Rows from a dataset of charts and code
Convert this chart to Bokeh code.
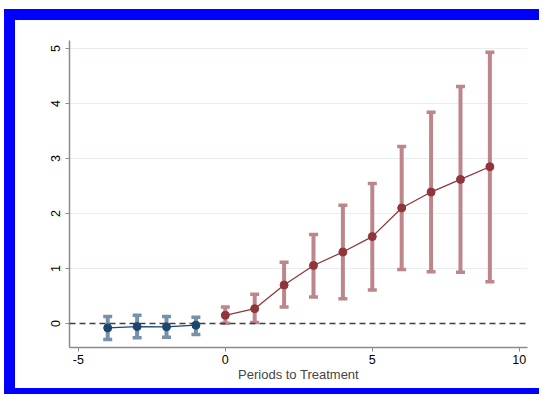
from bokeh.plotting import figure
from bokeh.models import Div, Span, FixedTicker
from bokeh.layouts import column, row
from bokeh.embed import file_html
from bokeh.resources import INLINE

# ---- data ----
pre_x = [-4, -3, -2, -1]
pre_est = [-0.08, -0.055, -0.06, -0.03]
pre_lo = [-0.29, -0.26, -0.25, -0.20]
pre_hi = [0.127, 0.15, 0.127, 0.115]

post_x = [0, 1, 2, 3, 4, 5, 6, 7, 8, 9]
post_est = [0.15, 0.27, 0.70, 1.055, 1.30, 1.58, 2.10, 2.39, 2.62, 2.85]
post_lo = [0.005, 0.02, 0.30, 0.48, 0.45, 0.61, 0.98, 0.94, 0.93, 0.76]
post_hi = [0.30, 0.53, 1.115, 1.62, 2.15, 2.545, 3.22, 3.84, 4.31, 4.93]

x_ticks = [-5, 0, 5, 10]
x_tick_labels = ["-5", "0", "5", "10"]
y_ticks = [0, 1, 2, 3, 4, 5]
x_title = "Periods to Treatment"

FONT = "Liberation Sans"
BLUE = "#1a476f"
BLUE_CI = "#7691a9"
RED = "#90353b"
RED_CI = "#bc868a"
FRAME = "#0000ff"

p = figure(width=524, height=368, x_range=(-5.3, 10.28), y_range=(-0.436, 5.145),
           output_backend="svg", toolbar_location=None, margin=0,
           min_border_left=54, min_border_right=12, min_border_top=20, min_border_bottom=41)
p.outline_line_color = None
p.background_fill_color = "white"
p.border_fill_color = "white"

# axes
for ax in (p.xaxis, p.yaxis):
    ax.axis_line_color = "#8a8a8a"
    ax.axis_line_width = 1.5
    ax.major_tick_line_color = "#8a8a8a"
    ax.major_tick_line_width = 1
    ax.minor_tick_line_color = None
    ax.major_label_text_font = FONT
    ax.major_label_text_font_size = "12.5px"
    ax.major_label_text_color = "black"
p.xaxis.ticker = FixedTicker(ticks=x_ticks)
p.xaxis.major_label_overrides = {t: s for t, s in zip(x_ticks, x_tick_labels)}
p.yaxis.ticker = FixedTicker(ticks=y_ticks)
p.xaxis.major_tick_out = 4
p.xaxis.major_tick_in = 0
p.yaxis.major_tick_out = 4
p.yaxis.major_tick_in = 0
p.xaxis.major_label_standoff = 3
p.yaxis.major_label_standoff = 5
p.yaxis.major_label_orientation = "vertical"
p.xaxis.axis_label = x_title
p.xaxis.axis_label_text_font = FONT
p.xaxis.axis_label_text_font_size = "13px"
p.xaxis.axis_label_text_font_style = "normal"
p.xaxis.axis_label_standoff = 0

p.xgrid.grid_line_color = None
p.ygrid.ticker = FixedTicker(ticks=[t for t in y_ticks if t != 0])
p.ygrid.grid_line_color = "#e6eef0"
p.ygrid.grid_line_width = 1

# CIs
p.segment(x0=pre_x, y0=pre_lo, x1=pre_x, y1=pre_hi, line_color=BLUE_CI, line_width=4)
p.scatter(x=pre_x + pre_x, y=pre_lo + pre_hi, marker="dash", size=9,
          line_color=BLUE_CI, line_width=3.5)
p.segment(x0=post_x, y0=post_lo, x1=post_x, y1=post_hi, line_color=RED_CI, line_width=4)
p.scatter(x=post_x + post_x, y=post_lo + post_hi, marker="dash", size=9,
          line_color=RED_CI, line_width=3.5)

# zero line
p.add_layout(Span(location=0, dimension="width", line_color="#404040",
                  line_width=1.6, line_dash="6 4"))

# estimates
p.line(pre_x, pre_est, line_color=BLUE, line_width=1.3)
p.scatter(pre_x, pre_est, size=8, fill_color=BLUE, line_color=BLUE)
p.line(post_x, post_est, line_color=RED, line_width=1.3)
p.scatter(post_x, post_est, size=8, fill_color=RED, line_color=RED)

# frame bands and spacers
def band(w, h, color):
    return Div(text="", width=w, height=h, margin=0, styles={"background-color": color})

inner = column(
    band(535, 11, FRAME),
    row(band(11, 368, FRAME), p, spacing=0, margin=0),
    band(535, 6, FRAME),
    spacing=0, margin=0,
)
layout = column(
    band(539, 9, "white"),
    row(band(4, 385, "white"), inner, spacing=0, margin=0),
    spacing=0, margin=0,
)

open("out.html", "w").write(file_html(layout, INLINE))
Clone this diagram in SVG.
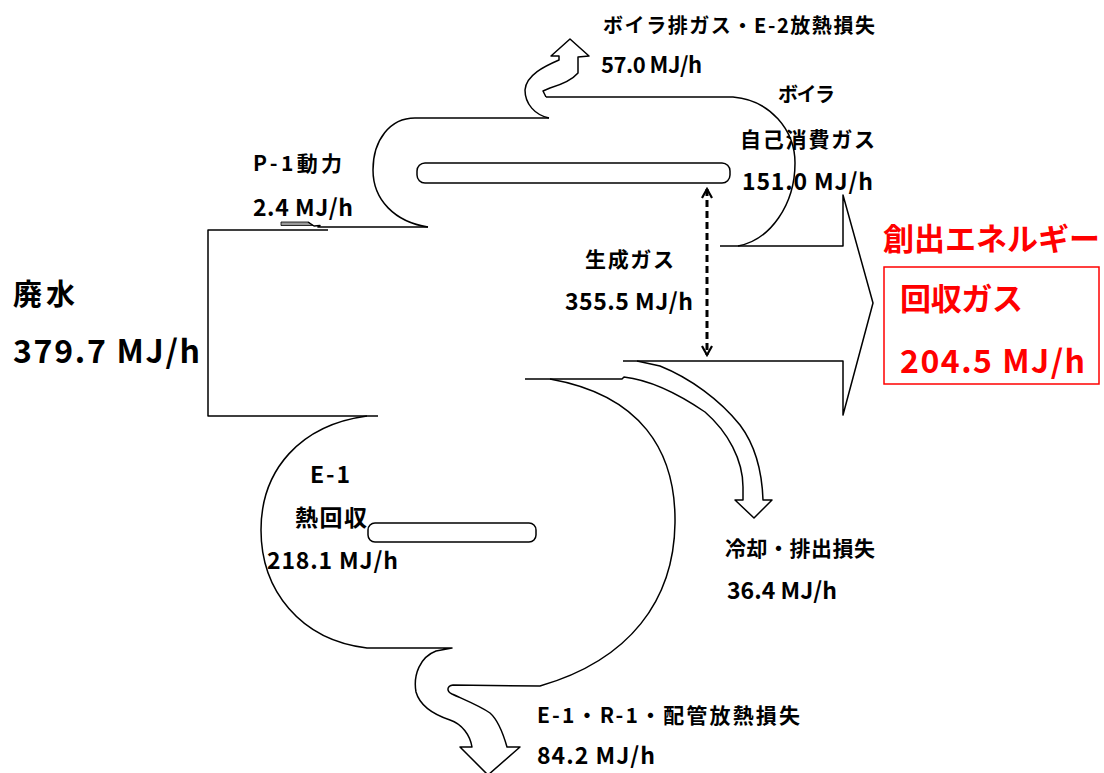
<svg xmlns="http://www.w3.org/2000/svg" width="1104" height="773" viewBox="0 0 1104 773">
<style>
.ol{fill:none;stroke:#000;stroke-width:1.5;stroke-linejoin:round}
.slot{fill:#fff;stroke:#000;stroke-width:1.5}
.t{font-family:"Noto Sans CJK JP","Noto Sans",sans-serif;font-weight:bold;fill:#000}
.r{fill:#ff0000}
</style>
<defs>
<marker id="vh" viewBox="0 0 12 12" refX="10" refY="6" markerWidth="12" markerHeight="12" markerUnits="userSpaceOnUse" orient="auto-start-reverse">
<path d="M1,1 L10,6 L1,11" fill="none" stroke="#000" stroke-width="2.2"/>
</marker>
</defs>
<rect width="1104" height="773" fill="#fff"/>

<g id="waste-water">
<path class="ol" d="M328,230 L208,230 L208,416 L378,416"/>
<text class="t" x="13" y="305" font-size="29" textLength="62">廃水</text>
<text class="t" x="13" y="363" font-size="32" textLength="187">379.7 MJ/h</text>
</g>

<g id="p1-power">
<polygon points="281,222 308,222 313,225.5 281,225.5" fill="#999" stroke="#000" stroke-width="0.8"/>
<path class="ol" d="M308,222 L314,226 L320,225.5 L318,227 L428,227"/>
<text class="t" x="253" y="171" font-size="21" textLength="89">P-1動力</text>
<text class="t" x="253" y="216" font-size="23" textLength="100">2.4 MJ/h</text>
</g>

<g id="boiler-loop">
<path class="ol" d="M428,227 C395,222 373,200 373,170 C373,140 390,118 415,118 L549,118"/>
<path class="ol" d="M546,97 L733,97 C770,100 795,130 795,163 C795,205 770,240 738,246"/>
<rect class="slot" x="417" y="163" width="313" height="20" rx="8"/>
<text class="t" x="778" y="102" font-size="20" textLength="57">ボイラ</text>
<text class="t" x="740" y="147" font-size="21" textLength="135">自己消費ガス</text>
<text class="t" x="742" y="190" font-size="23" textLength="131">151.0 MJ/h</text>
</g>

<g id="boiler-exhaust">
<path class="ol" d="M549,118 C535,115 525,104 525,90 C526,75 545,66 559,60 L559,56 L551,56 L570,39 L589,56 L578,57 L578,73 C572,80 560,85 550,88 L543,91 L546,97"/>
<text class="t" x="603" y="33" font-size="20" textLength="272">ボイラ排ガス・E-2放熱損失</text>
<text class="t" x="601" y="73" font-size="22" textLength="101">57.0 MJ/h</text>
</g>

<g id="generated-gas">
<path class="ol" d="M720,246 L843,246 L843,195 L873,303 L843,415 L843,361 L623,361"/>
<text class="t" x="585" y="267" font-size="21" textLength="89">生成ガス</text>
<text class="t" x="565" y="310" font-size="23" textLength="128">355.5 MJ/h</text>
</g>

<g id="recovered-gas">
<text class="t r" x="883" y="250" font-size="31" textLength="217">創出エネルギー</text>
<rect x="884" y="267" width="215" height="117" fill="none" stroke="#ff0000" stroke-width="1.5"/>
<text class="t r" x="900" y="310" font-size="31" textLength="123">回収ガス</text>
<text class="t r" x="900" y="373" font-size="32" textLength="185">204.5 MJ/h</text>
</g>

<g id="cooling-loss">
<path class="ol" d="M525,379 L622,379 L624,377 C650,380 680,395 705,412 C728,432 743,460 743,487 L743,500 L735,500 L754,518 L772,500 L763,500 C762,470 755,445 740,425 C720,400 690,378 660,366 L637,361"/>
<text class="t" x="725" y="556" font-size="21" textLength="150">冷却・排出損失</text>
<text class="t" x="727" y="599" font-size="23" textLength="110">36.4 MJ/h</text>
</g>

<g id="e1-loop">
<path class="ol" d="M550,379 C640,395 676,450 675,523 C674,600 630,660 540,686 L453,685 C447,686 446,691 452,694 C465,700 480,706 490,713 C498,720 503,733 507,747 L520,747 L488,775 L460,747 L472,747 C470,735 462,724 450,720 C435,715 420,706 416,692 C413,675 420,657 436,651 L452,648 L367,648 C300,640 261,590 261,530 C261,470 300,425 367,416"/>
<rect class="slot" x="368" y="523" width="168" height="19" rx="7"/>
<text class="t" x="310" y="483" font-size="23" textLength="40">E-1</text>
<text class="t" x="295" y="526" font-size="23" textLength="72">熱回収</text>
<text class="t" x="267" y="569" font-size="23" textLength="131">218.1 MJ/h</text>
</g>

<g id="pipe-loss">
<text class="t" x="537" y="723" font-size="21" textLength="263">E-1・R-1・配管放熱損失</text>
<text class="t" x="537" y="764" font-size="23" textLength="118">84.2 MJ/h</text>
</g>

<g id="connectors">
<line x1="707" y1="189" x2="707" y2="355" stroke="#000" stroke-width="3" stroke-dasharray="7,4" marker-start="url(#vh)" marker-end="url(#vh)"/>
</g>
</svg>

TASK DIRECTIONS:
Please give again the entries word for word, starting at the first line and ending with the line that contains "from bokeh.resources import INLINE"; include both of those lines but none of the pictures.

EXERCISE RESPONSE:
Convert this chart to Bokeh code.
from bokeh.plotting import figure
from bokeh.models import Div, Span, FixedTicker
from bokeh.layouts import column, row
from bokeh.embed import file_html
from bokeh.resources import INLINE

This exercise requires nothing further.